Ms. Caswell was 22 years old at the time, and had no previous experience in sign language.  She was told she wouldn’t need to know sign for the job.

“That was too scary,” she said.

As luck would have it, Ms. Caswell knew a returning senior at Austine who lived in Newport.  Ms. Caswell asked to borrow the girl’s yearbook, and taught herself how to letter spell each student’s name so she would at least have an entry point for conversation once she got to Austine.

Ms. Caswell picked up American Sign Language very quickly once she got to Austine.

“In six weeks, I was fluent,” she said.

“It was hands-on the minute I started.”  Ms. Caswell said the girls would try to tell her dirty jokes in American Sign Language.
“I wouldn’t understand them.  I’d sign, ‘slow,’ ‘again.’”

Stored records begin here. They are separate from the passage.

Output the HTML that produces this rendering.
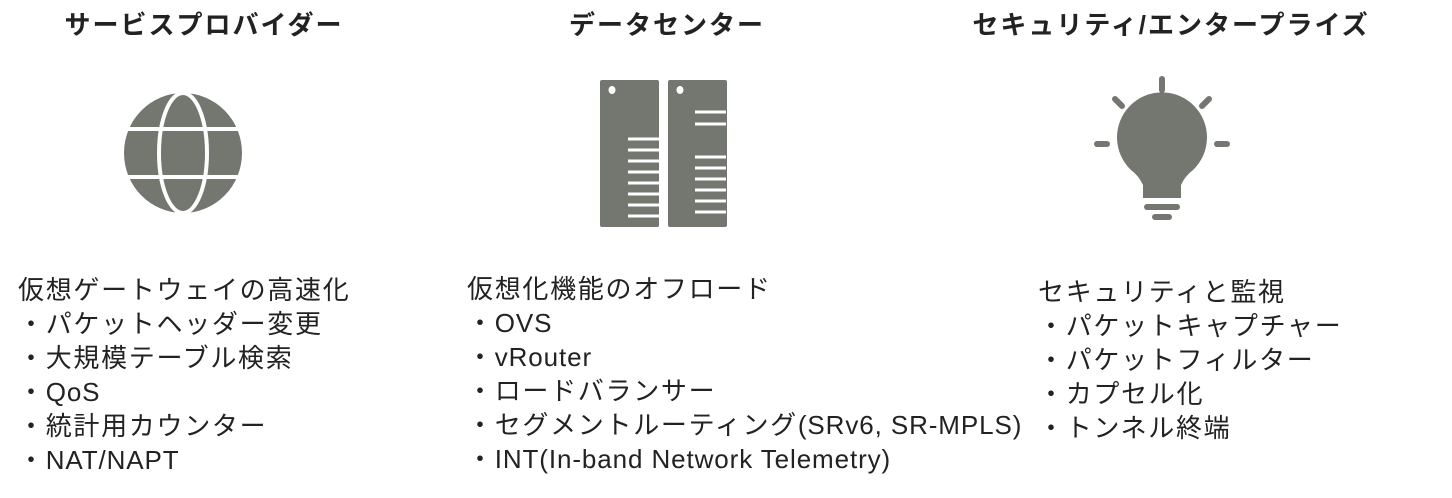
<!DOCTYPE html>
<html><head><meta charset="utf-8"><style>
body{margin:0;width:1452px;height:498px;background:#fff;position:relative;overflow:hidden;font-family:"Liberation Sans","Noto Sans CJK JP",sans-serif;color:#222}
.t{position:absolute;font-weight:bold;font-size:26px;letter-spacing:2px;top:5px;white-space:nowrap;transform:translateX(-50%)}
.b{position:absolute;font-size:26px;letter-spacing:1.7px;line-height:34px;white-space:nowrap}
.l{letter-spacing:0.9px}
</style></head><body>
<div class="t" style="left:204px">サービスプロバイダー</div>
<div class="t" style="left:667px">データセンター</div>
<div class="t" style="left:1171px">セキュリティ/エンタープライズ</div>
<svg width="1452" height="498" style="position:absolute;left:0;top:0">
<g fill="#737770">
<ellipse cx="183" cy="153" rx="59" ry="60"/>
</g>
<g stroke="#fff" stroke-width="4" fill="none">
<ellipse cx="183" cy="153" rx="24" ry="60"/>
<line x1="120" y1="129" x2="246" y2="129"/>
<line x1="120" y1="177" x2="246" y2="177"/>
</g>
<g fill="#737770"><rect x="600" y="80" width="59" height="147" rx="2"/><rect x="668" y="80" width="59" height="147" rx="2"/></g>
<g fill="#fff"><ellipse cx="612" cy="90" rx="3.5" ry="4"/><ellipse cx="680" cy="90" rx="3.5" ry="4"/></g>
<g stroke="#fff" stroke-width="3">
<path d="M628 139H660M628 150H660M628 161H660M628 172H660M628 183H660M628 194H660M628 205H660M628 216H660" />
<path d="M695 116H726M695 128H726M695 161H726M695 172H726M695 183H726M695 194H726M695 205H726M695 216H726" transform="translate(0,-4)"/>
</g>
<g stroke="#737770" stroke-width="6" stroke-linecap="round" fill="none">
<line x1="1162" y1="79" x2="1162" y2="90"/>
<line x1="1115" y1="99" x2="1122" y2="106"/>
<line x1="1209" y1="99" x2="1202" y2="106"/>
<line x1="1097" y1="144" x2="1107" y2="144"/>
<line x1="1217" y1="144" x2="1227" y2="144"/>
<line x1="1147" y1="207" x2="1177" y2="207"/>
<line x1="1155" y1="217" x2="1169" y2="217"/>
</g>
<path fill="#737770" d="M1143 198 L1181 198 L1181 185 Q1185 176 1193 170 A45 45 0 1 0 1131 170 Q1139 176 1143 185 Z"/>
</svg>
<div class="b" style="left:18px;top:273px">仮想ゲートウェイの高速化<br>・パケットヘッダー変更<br>・大規模テーブル検索<br>・<span class="l">QoS</span><br>・統計用カウンター<br>・<span class="l">NAT/NAPT</span></div>
<div class="b" style="left:467px;top:272px">仮想化機能のオフロード<br>・<span class="l">OVS</span><br>・<span class="l">vRouter</span><br>・ロードバランサー<br>・セグメントルーティング<span class="l">(SRv6, SR-MPLS)</span><br>・<span class="l">INT(In-band Network Telemetry)</span></div>
<div class="b" style="left:1038px;top:275px">セキュリティと監視<br>・パケットキャプチャー<br>・パケットフィルター<br>・カプセル化<br>・トンネル終端</div>
</body></html>
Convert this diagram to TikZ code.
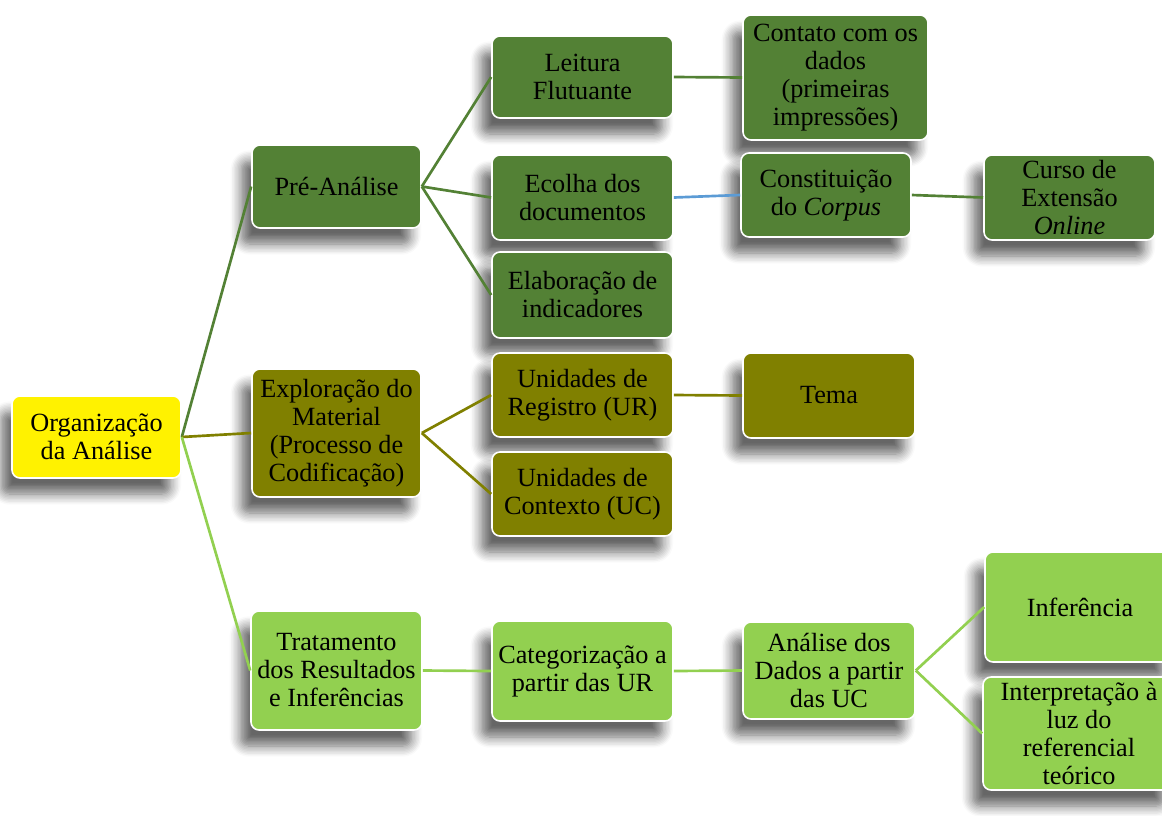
\documentclass[tikz,border=0pt]{standalone}
\usepackage{fontspec}
\setmainfont{Liberation Serif}
\usetikzlibrary{shadows.blur}
\definecolor{dkgreen}{HTML}{538135}
\definecolor{olivebox}{HTML}{808000}
\definecolor{ltgreen}{HTML}{92D050}
\definecolor{linkblue}{HTML}{5B9BD5}
\begin{document}
\begin{tikzpicture}[x=0.75pt,y=-0.75pt,
  card/.style={rounded corners=6pt, draw=white, line width=1.2pt, align=center,
    inner sep=0pt, text=black, font=\fontsize{19.7}{21}\selectfont,
    blur shadow={shadow xshift=-8pt, shadow yshift=-12pt, shadow blur radius=8pt,
      shadow opacity=60, shadow blur steps=8}},
  sz/.style 2 args={minimum width=#1*0.75pt, minimum height=#2*0.75pt},
  rootbox/.style={card, fill=yellow},
  darkbox/.style={card, fill=dkgreen},
  olivecard/.style={card, fill=olivebox},
  lightbox/.style={card, fill=ltgreen},
  link/.style={line width=2pt},
]
\useasboundingbox (0,0) rectangle (1162,815);

% root
\node[rootbox, sz={169}{82}] (org) at (96.5,437) {Organização\\da Análise};

% first level
\node[darkbox, sz={169}{83}] (pre) at (336.5,186.5) {Pré-Análise};
\node[olivecard, sz={169}{128}] (expl) at (336.5,433) {Exploração do\\Material\\(Processo de\\Codificação)};
\node[lightbox, sz={171}{119}] (trat) at (336.5,670.5) {Tratamento\\dos Resultados\\e Inferências};

% second level
\node[darkbox, sz={181}{82}] (leit) at (582.5,77) {Leitura\\Flutuante};
\node[darkbox, sz={181}{85}] (ecol) at (582.5,197.5) {Ecolha dos\\documentos};
\node[darkbox, sz={181}{86}] (elab) at (582.5,295) {Elaboração de\\indicadores};
\node[olivecard, sz={181}{84}] (ur) at (582.5,395) {Unidades de\\Registro (UR)};
\node[olivecard, sz={181}{84}] (uc) at (582.5,494) {Unidades de\\Contexto (UC)};
\node[lightbox, sz={181}{100}] (cat) at (582.5,671) {Categorização a\\partir das UR};

% third level
\node[darkbox, sz={185}{125}] (cont) at (835.5,77.5) {Contato com os\\dados\\(primeiras\\impressões)};
\node[darkbox, sz={170}{84}] (const) at (826,195) {Constituição\\do \textit{Corpus}};
\node[olivecard, sz={172}{85}] (tema) at (829,395.5) {Tema};
\node[lightbox, sz={172}{97}] (ana) at (829,670.5) {Análise dos\\Dados a partir\\das UC};

% fourth level
\node[darkbox, sz={171}{85}] (curso) at (1069.5,197.5) {Curso de\\Extensão\\\textit{Online}};
\node[lightbox, sz={190}{110}] (inf) at (1080,607) {Inferência};
\node[lightbox, sz={192}{113}] (interp) at (1079,733.5) {Interpretação à\\luz do\\referencial\\teórico};

% connectors
\draw[link, dkgreen] (org.east) -- (pre.west);
\draw[link, olivebox] (org.east) -- (expl.west);
\draw[link, ltgreen] (org.east) -- (trat.west);

\draw[link, dkgreen] (pre.east) -- (leit.west);
\draw[link, dkgreen] (pre.east) -- (ecol.west);
\draw[link, dkgreen] (pre.east) -- (elab.west);
\draw[link, dkgreen] (leit.east) -- (cont.west);
\draw[link, linkblue] (ecol.east) -- (const.west);
\draw[link, dkgreen] (const.east) -- (curso.west);

\draw[link, olivebox] (expl.east) -- (ur.west);
\draw[link, olivebox] (expl.east) -- (uc.west);
\draw[link, olivebox] (ur.east) -- (tema.west);

\draw[link, ltgreen] (trat.east) -- (cat.west);
\draw[link, ltgreen] (cat.east) -- (ana.west);
\draw[link, ltgreen] (ana.east) -- (inf.west);
\draw[link, ltgreen] (ana.east) -- (interp.west);
\end{tikzpicture}
\end{document}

That job marked the beginning of a lifelong love for signing.  Since then, Ms. Caswell has worked as the Vermont state coordinator of services for the deaf, as an educational interpreter in California, as a vocational rehabilitation counselor for the deaf in Massachusetts, and she even worked as the interpreter on Madeline Kunin’s gubernatorial campaign, among other things.

“I’ve done everything you can do — I think.”

She said that she is sometimes mistaken as being a deaf person, rather than a hearing person.

Ms. Caswell said that her kids really encouraged her to publish a book after learning that she had written some stories, just for fun.

After she wrote the book, she used the online funding platform Kickstarter to gather money for publishing expenses.

Kickstarter allows for people from just about anywhere to donate to a project, whether because they know the project creator or they just think it’s a cool idea.

Ms. Caswell said that she raised most of the $6,600 she needed through Kickstarter.  Donations ranged from $5 to $500.
“People donated from all over:  Alaska, Nova Scotia, British Columbia, California, Oregon, Arizona, Vermont, Connecticut, Florida,” she said.

She said some people who weren’t at all connected to her or even the deaf community donated money.

The donations were helpful because, as Ms. Caswell put it, “I’m not going to make millions.  It’s really a work of love.”

Ms. Caswell brought on a late-deafened woman, Stephanie Labrie, to be the illustrator.
“Steph had never done anything professionally before,” she said.

Ms. Labrie used watercolor pencils, which allow for colors that are deep and bold.

“When you take a 3-D language and put it on a 2-D page, it’s extremely difficult,” Ms. Caswell said.

Hand Artists is a very colorful book that tells the story of Kyleigh, a deaf girl, and Erin, a hearing girl, who are best friends.  American Sign Language is interspersed throughout the pages.  The discerning reader will learn the signs for different letters, numbers, and even words like “story” and “goal.”  The illustrator used curved arrows to indicate the hand motions needed for more complicated signs.

“It’s an opportunity to learn a little bit about sign, but it’s not something to ‘teach’ sign with,” Ms. Caswell said.  “It’s meant to introduce it.”  The book is also meant to be an introduction to deaf culture.

“My friends who are educators said it’s most likely for five-to-ten-year-olds, but older kids can benefit, too,” she said.  “It’s meant for whomever, or for hearing people who want to learn a little more about sign.”

Ms. Caswell said that about a dozen teachers, from Ontario, Canada, to western Massachusetts, have ordered the book for their classrooms.
Ms. Caswell lives in western Massachusetts, but she said she still considers Vermont her home, and visits her parents in Derby Line often.

Hand Artists is available at Wider Than the Sky in Newport, the Woodknot Bookshop in Newport, Barnes and Noble, and amazon.com.